__Task details__
Retype the opening lines of the data exactly, stopping after the line that contains "(0,0) rectangle (3414,863);". Skip every picture.
Begin
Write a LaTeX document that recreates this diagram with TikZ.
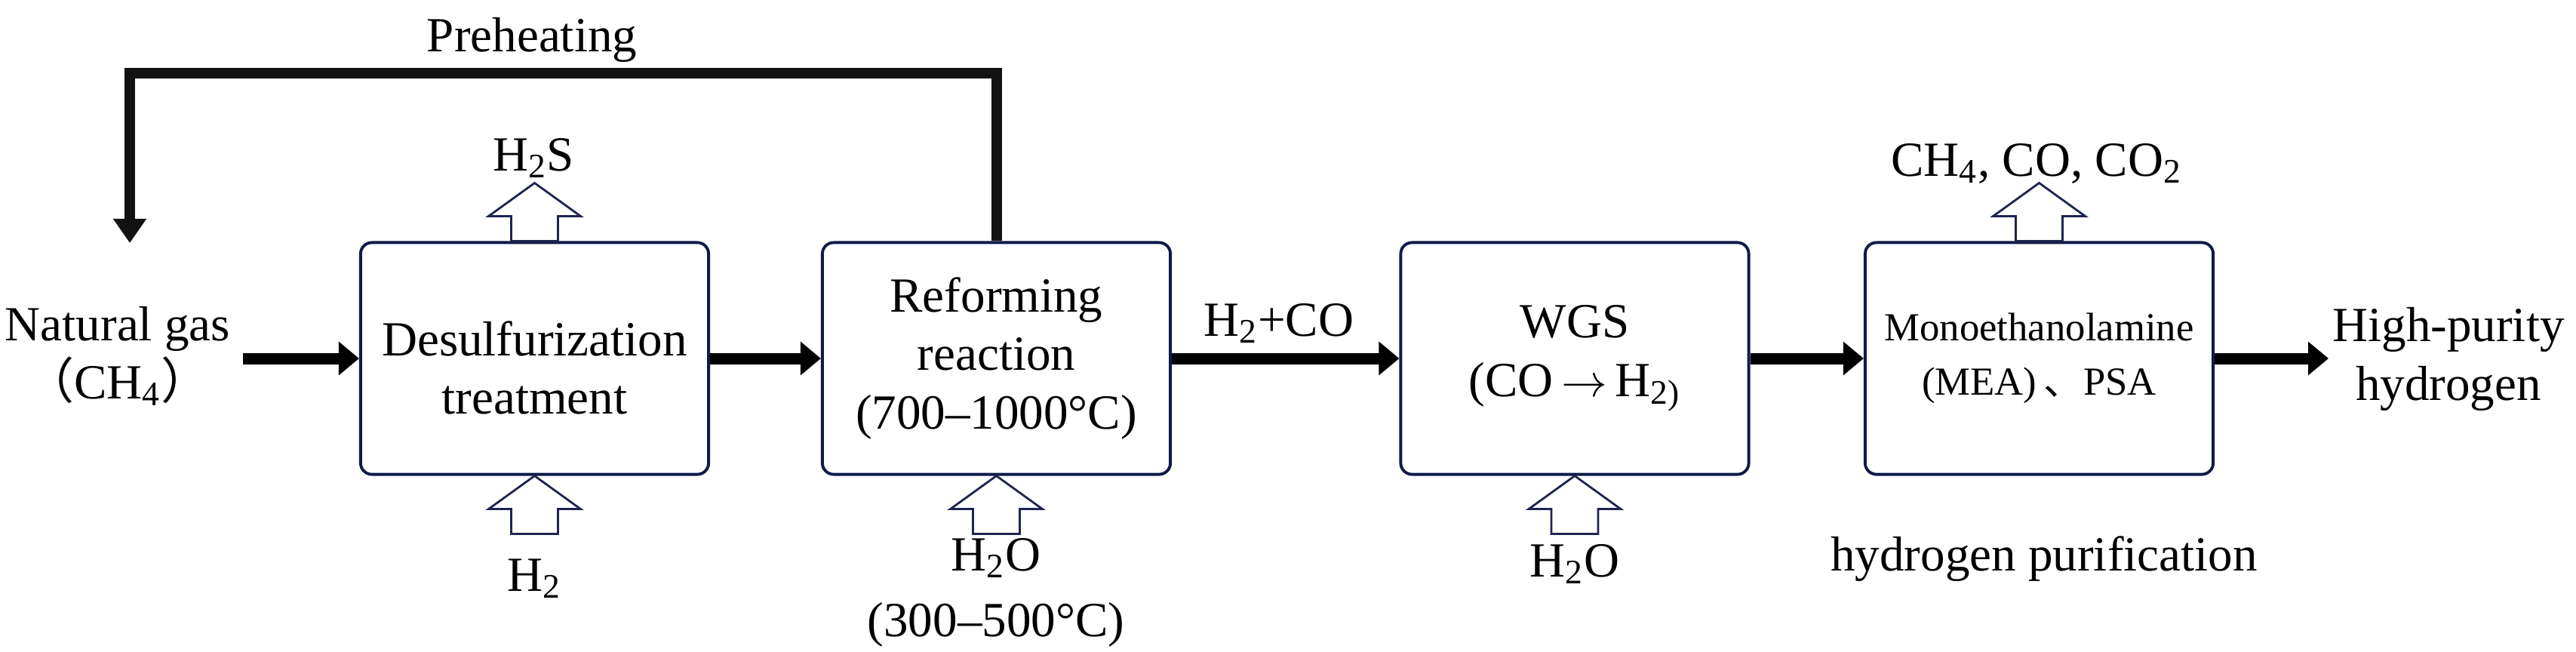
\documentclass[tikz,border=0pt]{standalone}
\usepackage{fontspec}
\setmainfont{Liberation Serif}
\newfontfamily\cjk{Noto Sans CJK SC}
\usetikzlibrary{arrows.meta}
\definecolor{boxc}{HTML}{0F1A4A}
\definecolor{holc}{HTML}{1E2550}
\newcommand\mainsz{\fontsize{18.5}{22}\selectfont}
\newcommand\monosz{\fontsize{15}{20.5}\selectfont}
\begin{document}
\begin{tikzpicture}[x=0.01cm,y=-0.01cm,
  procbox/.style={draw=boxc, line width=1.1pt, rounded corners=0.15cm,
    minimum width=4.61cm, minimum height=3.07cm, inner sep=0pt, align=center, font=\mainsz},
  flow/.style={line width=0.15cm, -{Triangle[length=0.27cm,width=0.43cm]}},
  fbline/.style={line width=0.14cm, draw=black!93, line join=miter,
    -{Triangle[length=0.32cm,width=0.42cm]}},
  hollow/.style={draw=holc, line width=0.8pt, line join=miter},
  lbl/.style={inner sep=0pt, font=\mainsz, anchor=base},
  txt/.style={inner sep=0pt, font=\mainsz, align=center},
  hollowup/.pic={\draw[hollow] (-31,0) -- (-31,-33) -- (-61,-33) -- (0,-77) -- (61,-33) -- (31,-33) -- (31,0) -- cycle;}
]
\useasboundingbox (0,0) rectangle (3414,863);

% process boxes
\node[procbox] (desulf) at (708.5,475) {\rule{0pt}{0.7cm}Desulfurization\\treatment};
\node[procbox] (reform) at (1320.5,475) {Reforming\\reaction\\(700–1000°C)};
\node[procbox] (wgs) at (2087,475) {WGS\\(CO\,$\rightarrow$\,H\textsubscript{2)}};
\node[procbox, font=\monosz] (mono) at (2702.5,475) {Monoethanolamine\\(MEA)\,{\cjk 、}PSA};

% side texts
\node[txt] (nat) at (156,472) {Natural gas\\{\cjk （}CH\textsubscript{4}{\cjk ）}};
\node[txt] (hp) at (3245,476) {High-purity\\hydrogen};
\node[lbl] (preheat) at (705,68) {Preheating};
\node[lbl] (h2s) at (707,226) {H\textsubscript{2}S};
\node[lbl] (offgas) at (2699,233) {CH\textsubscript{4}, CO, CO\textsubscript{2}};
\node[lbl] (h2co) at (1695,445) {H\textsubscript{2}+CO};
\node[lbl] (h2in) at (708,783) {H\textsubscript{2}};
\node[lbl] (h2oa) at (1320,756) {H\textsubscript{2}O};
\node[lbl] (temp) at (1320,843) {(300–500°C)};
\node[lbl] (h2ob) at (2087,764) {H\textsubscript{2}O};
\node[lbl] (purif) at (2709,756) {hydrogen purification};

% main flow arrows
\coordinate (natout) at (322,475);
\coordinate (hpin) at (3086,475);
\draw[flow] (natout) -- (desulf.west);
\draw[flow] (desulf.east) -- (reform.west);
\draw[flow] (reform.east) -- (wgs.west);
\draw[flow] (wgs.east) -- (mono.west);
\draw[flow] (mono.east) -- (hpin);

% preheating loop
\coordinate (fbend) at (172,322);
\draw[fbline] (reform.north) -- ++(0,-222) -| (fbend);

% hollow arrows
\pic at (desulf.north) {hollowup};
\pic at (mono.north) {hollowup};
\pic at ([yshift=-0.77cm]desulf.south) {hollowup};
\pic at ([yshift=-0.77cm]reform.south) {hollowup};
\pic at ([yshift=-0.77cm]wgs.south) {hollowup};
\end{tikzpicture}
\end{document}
End
__Answer to this task__
Write a LaTeX document that recreates this diagram with TikZ.
\documentclass[tikz,border=0pt]{standalone}
\usepackage{fontspec}
\setmainfont{Liberation Serif}
\newfontfamily\cjk{Noto Sans CJK SC}
\usetikzlibrary{arrows.meta}
\definecolor{boxc}{HTML}{0F1A4A}
\definecolor{holc}{HTML}{1E2550}
\newcommand\mainsz{\fontsize{18.5}{22}\selectfont}
\newcommand\monosz{\fontsize{15}{20.5}\selectfont}
\begin{document}
\begin{tikzpicture}[x=0.01cm,y=-0.01cm,
  procbox/.style={draw=boxc, line width=1.1pt, rounded corners=0.15cm,
    minimum width=4.61cm, minimum height=3.07cm, inner sep=0pt, align=center, font=\mainsz},
  flow/.style={line width=0.15cm, -{Triangle[length=0.27cm,width=0.43cm]}},
  fbline/.style={line width=0.14cm, draw=black!93, line join=miter,
    -{Triangle[length=0.32cm,width=0.42cm]}},
  hollow/.style={draw=holc, line width=0.8pt, line join=miter},
  lbl/.style={inner sep=0pt, font=\mainsz, anchor=base},
  txt/.style={inner sep=0pt, font=\mainsz, align=center},
  hollowup/.pic={\draw[hollow] (-31,0) -- (-31,-33) -- (-61,-33) -- (0,-77) -- (61,-33) -- (31,-33) -- (31,0) -- cycle;}
]
\useasboundingbox (0,0) rectangle (3414,863);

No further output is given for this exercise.